The present study analyzed the three shared vowels, /a/, /i/, and /u/, as extracted from word–initial consonant–vowel sequences from a word repetition task. The speech samples were from five different languages, Cantonese, American English, Greek, Japanese, and Korean, and were produced by subjects in three different age groups, 2-year-olds, 5-year-olds, and adults. These languages were chosen because of the variation among their vowel inventories and organizations. For example, Cantonese has a large vowel inventory with 11 vowel phonemes (/i:, y:, e, ɛ:, œ:, ø, ɐ, a:, u:, o, ɔ:/).

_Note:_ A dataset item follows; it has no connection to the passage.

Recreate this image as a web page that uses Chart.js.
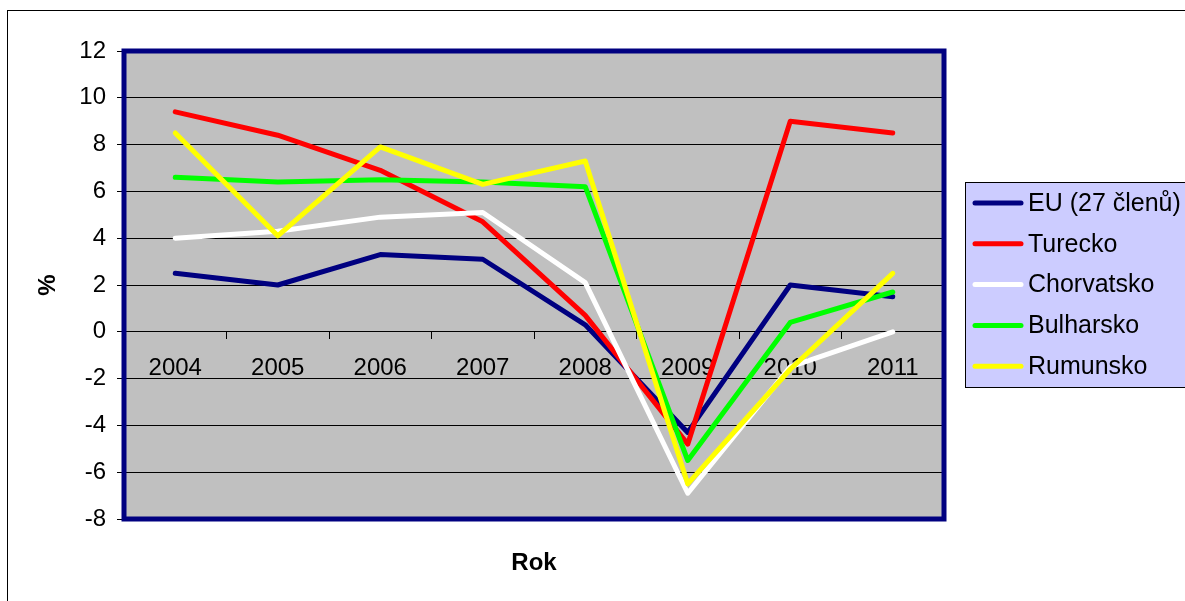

American English also has a relatively large vowel inventory, with four short vowels (/ɪ, ɛ, ʌ, ℧/), seven long vowels (/i, e, æ, ɑ, ɔ, o, u/), and one rhotic vowel (//), resulting in a total of 12 monophthong vowels (Hillenbrand et al., 1995; Peterson and Barney, 1952). The vowel inventories of Greek and Japanese are similar to each other in terms of number and quality of vowels, both languages having only five vowels (/i, e, a, o, u/). However, to be phonetically accurate, the Japanese high back vowel /u/ should be symbolized as [Ɯ], because it is produced with less lip rounding than typically associated with /u/. There is a phonemic length distinction for each of the five vowels in Japanese, though there is no significant difference in the spectral quality of long/short pairs (Keating and Huffman, 1984). Finally, Korean has eight monophthong vowels (/a, e, ɛ, i, o, u, ʌ, ɨ/). However, the non-high vowels /e/ and /ɛ/ are almost merged in some dialects, including the Seoul dialect. This is especially notable in female speakers, whose F1 and F2 values for /e/ and /ɛ/ are more similar than those of males (Yang, 1996). For this reason, the Korean vowel inventory is usually analyzed as having seven monophthongs. The vowel inventory of each language is summarized in Table TABLE I..

TABLE I.

Vowel inventories of Cantonese, Greek, English, Japanese, and Korean.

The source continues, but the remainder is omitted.